2020 ESA Annual Meeting (August 3 - 6)

LB 2 Abstract - Turning up the heat: Long-term climate warming masks wildfire effects on water quality of a large, hypereutrophic California lake

Angela De Palma-Dow, Water Resources, County of Lake, CA, Lakeport, CA, Ian McCullough, Department of Fisheries and Wildlife, Michigan State University, East Lansing, MI and Jennifer A. Brentrup, Rubinstein School of Environment and Natural Resources, University of Vermont, Burlington, VT
Background/Question/Methods

In fall 2018, the Mendocino Complex, the largest wildfire in California’s post-settlement history, burned 459,123 acres including 40% of the Clear Lake watershed. Clear Lake, the largest natural freshwater lake located entirely within California, is hypereutrophic and primarily used for drinking water, tribal use, and supports a significant local fishing economy. The impact of such a large wildfire on a natural, valuable, and vulnerable water resource is unknown and is a main concern for managers. We used long-term state and county lake monitoring data to identify the 1) impacts of wildfire prevalence and burn size on dependent lake water quality variables and 2) water quality changes and trends per and post fire, and over time within the Clear Lake watershed.

Results/Conclusions

We discovered that post-fire epilimnetic total phosphorous (TP), total suspended solids (TSS) and chlorophyll-a (chl-a) did not show strong differences compared to pre-fire concentrations.
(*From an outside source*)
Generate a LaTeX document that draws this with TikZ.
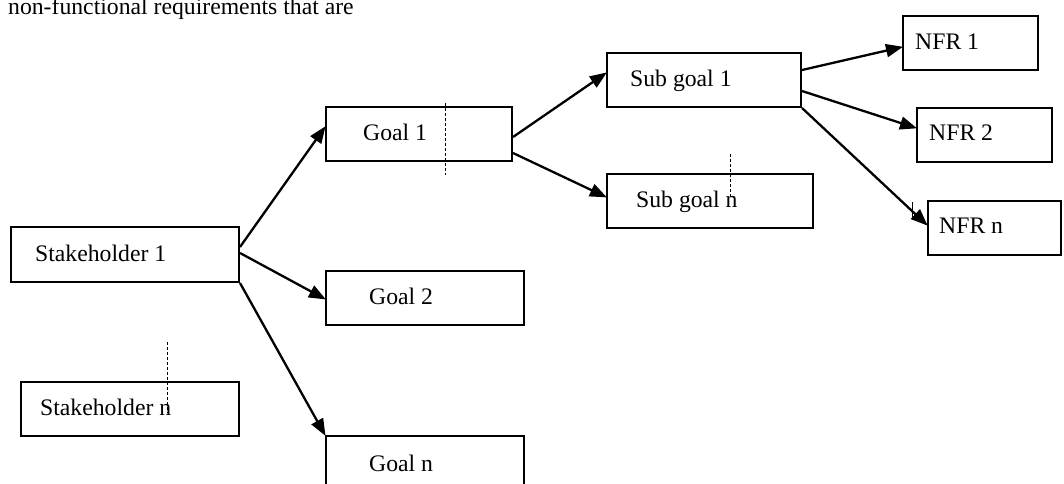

However, TP epilimnetic concentrations have increased 3 - 5 ug/L/yr since the late 1960s. Anoxic conditions were correlated with higher hypolimnetic TP concentrations, but high-frequency data and consistent monitoring of dissolved oxygen (DO) concentrations will further aid in determining the extent of anoxia in Clear Lake. Long-term TP data were more strongly correlated with maximum air temperatures than precipitation or proportion of burned watershed, suggesting a potential role of warming-induced water column stratification and DO depletion in long-term TP increases. Our results suggest that large, eutrophic or hypereutrophic lakes might be more vulnerable to climate warming rather than episodic wildfires. Nonetheless, our study underscores the value of long-term water quality monitoring and the value in studying fire effects across a wide range of lake types to promote more effective water resource management during changing climates and increasingly frequent large wildfires.